— BEGIN —

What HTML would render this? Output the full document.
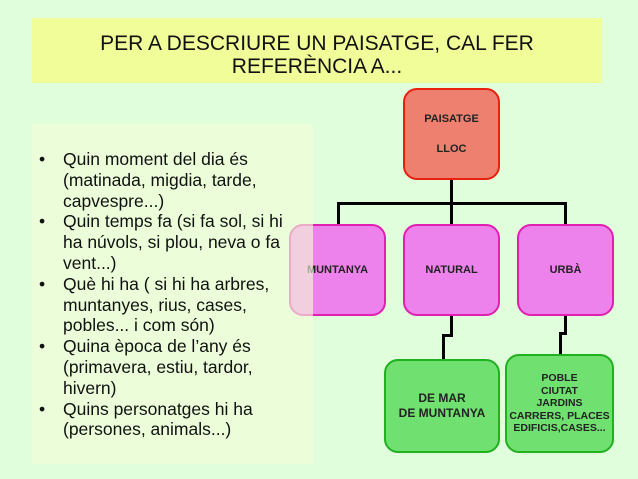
<!DOCTYPE html>
<html><head><meta charset="utf-8"><style>
body{margin:0;width:638px;height:479px;background:#e0fddc;position:relative;overflow:hidden;font-family:"Liberation Sans",sans-serif}
.t{position:absolute;left:32px;top:18px;width:570px;height:65px;background:#f0fd98;text-align:center;font-size:21px;line-height:23px;color:#111;padding-top:14px;box-sizing:border-box}
.b{position:absolute;box-sizing:border-box;border-radius:14px;border:2px solid;display:flex;align-items:center;justify-content:center;text-align:center;font-weight:bold;font-size:11px;color:#222}
.p{background:#ee82ec;border-color:#e020b0}
.g{background:#70e070;border-color:#20b020;font-size:11.5px;line-height:13px}
.panel{position:absolute;left:32px;top:124px;width:281px;height:340px;background:rgba(244,255,214,0.62)}
ul{position:absolute;left:32px;top:149px;margin:0;padding:0 0 0 31px;width:235px;font-size:17.5px;line-height:20.8px;color:#111;list-style:none}
li{position:relative}
li:before{content:"•";position:absolute;left:-24px}
.l{position:absolute;background:#000}
</style></head><body>
<div class="t">PER A DESCRIURE UN PAISATGE, CAL FER<br>REFERÈNCIA A...</div>
<div class="l" style="left:450px;top:180px;width:3px;height:25px"></div>
<div class="l" style="left:337px;top:202px;width:230px;height:3px"></div>
<div class="l" style="left:337px;top:202px;width:3px;height:23px"></div>
<div class="l" style="left:450px;top:202px;width:3px;height:23px"></div>
<div class="l" style="left:564px;top:202px;width:3px;height:23px"></div>
<div class="l" style="left:450px;top:316px;width:3px;height:20px"></div>
<div class="l" style="left:442px;top:334px;width:11px;height:3px"></div>
<div class="l" style="left:442px;top:334px;width:3px;height:26px"></div>
<div class="l" style="left:564px;top:316px;width:3px;height:18px"></div>
<div class="l" style="left:559px;top:332px;width:8px;height:3px"></div>
<div class="l" style="left:559px;top:332px;width:3px;height:23px"></div>
<div class="b" style="left:403px;top:88px;width:97px;height:92px;background:#ee8070;border-color:#e82010;line-height:30px">PAISATGE<br>LLOC</div>
<div class="b p" style="left:289px;top:224px;width:97px;height:92px">MUNTANYA</div>
<div class="b p" style="left:403px;top:224px;width:97px;height:92px">NATURAL</div>
<div class="b p" style="left:517px;top:224px;width:97px;height:92px">URBÀ</div>
<div class="b g" style="left:384px;top:359px;width:116px;height:94px;font-size:12px;line-height:15px">DE MAR<br>DE MUNTANYA</div>
<div class="b g" style="left:505px;top:354px;width:109px;height:99px;font-size:10.5px;line-height:12.5px">POBLE<br>CIUTAT<br>JARDINS<br>CARRERS, PLACES<br>EDIFICIS,CASES...</div>
<div class="panel"></div>
<ul>
<li>Quin moment del dia és (matinada, migdia, tarde, capvespre...)</li>
<li>Quin temps fa (si fa sol, si hi ha núvols, si plou, neva o fa vent...)</li>
<li>Què hi ha ( si hi ha arbres, muntanyes, rius, cases, pobles... i com són)</li>
<li>Quina època de l’any és (primavera, estiu, tardor, hivern)</li>
<li>Quins personatges hi ha (persones, animals...)</li>
</ul>
</body></html>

— END —

Print out the whole of the material word for word, without pictures.

[EXPECTED ANSWER]
What HTML would render this? Output the full document.
<!DOCTYPE html>
<html><head><meta charset="utf-8"><style>
body{margin:0;width:638px;height:479px;background:#e0fddc;position:relative;overflow:hidden;font-family:"Liberation Sans",sans-serif}
.t{position:absolute;left:32px;top:18px;width:570px;height:65px;background:#f0fd98;text-align:center;font-size:21px;line-height:23px;color:#111;padding-top:14px;box-sizing:border-box}
.b{position:absolute;box-sizing:border-box;border-radius:14px;border:2px solid;display:flex;align-items:center;justify-content:center;text-align:center;font-weight:bold;font-size:11px;color:#222}
.p{background:#ee82ec;border-color:#e020b0}
.g{background:#70e070;border-color:#20b020;font-size:11.5px;line-height:13px}
.panel{position:absolute;left:32px;top:124px;width:281px;height:340px;background:rgba(244,255,214,0.62)}
ul{position:absolute;left:32px;top:149px;margin:0;padding:0 0 0 31px;width:235px;font-size:17.5px;line-height:20.8px;color:#111;list-style:none}
li{position:relative}
li:before{content:"•";position:absolute;left:-24px}
.l{position:absolute;background:#000}
</style></head><body>
<div class="t">PER A DESCRIURE UN PAISATGE, CAL FER<br>REFERÈNCIA A...</div>
<div class="l" style="left:450px;top:180px;width:3px;height:25px"></div>
<div class="l" style="left:337px;top:202px;width:230px;height:3px"></div>
<div class="l" style="left:337px;top:202px;width:3px;height:23px"></div>
<div class="l" style="left:450px;top:202px;width:3px;height:23px"></div>
<div class="l" style="left:564px;top:202px;width:3px;height:23px"></div>
<div class="l" style="left:450px;top:316px;width:3px;height:20px"></div>
<div class="l" style="left:442px;top:334px;width:11px;height:3px"></div>
<div class="l" style="left:442px;top:334px;width:3px;height:26px"></div>
<div class="l" style="left:564px;top:316px;width:3px;height:18px"></div>
<div class="l" style="left:559px;top:332px;width:8px;height:3px"></div>
<div class="l" style="left:559px;top:332px;width:3px;height:23px"></div>
<div class="b" style="left:403px;top:88px;width:97px;height:92px;background:#ee8070;border-color:#e82010;line-height:30px">PAISATGE<br>LLOC</div>
<div class="b p" style="left:289px;top:224px;width:97px;height:92px">MUNTANYA</div>
<div class="b p" style="left:403px;top:224px;width:97px;height:92px">NATURAL</div>
<div class="b p" style="left:517px;top:224px;width:97px;height:92px">URBÀ</div>
<div class="b g" style="left:384px;top:359px;width:116px;height:94px;font-size:12px;line-height:15px">DE MAR<br>DE MUNTANYA</div>
<div class="b g" style="left:505px;top:354px;width:109px;height:99px;font-size:10.5px;line-height:12.5px">POBLE<br>CIUTAT<br>JARDINS<br>CARRERS, PLACES<br>EDIFICIS,CASES...</div>
<div class="panel"></div>
<ul>
<li>Quin moment del dia és (matinada, migdia, tarde, capvespre...)</li>
<li>Quin temps fa (si fa sol, si hi ha núvols, si plou, neva o fa vent...)</li>
<li>Què hi ha ( si hi ha arbres, muntanyes, rius, cases, pobles... i com són)</li>
<li>Quina època de l’any és (primavera, estiu, tardor, hivern)</li>
<li>Quins personatges hi ha (persones, animals...)</li>
</ul>
</body></html>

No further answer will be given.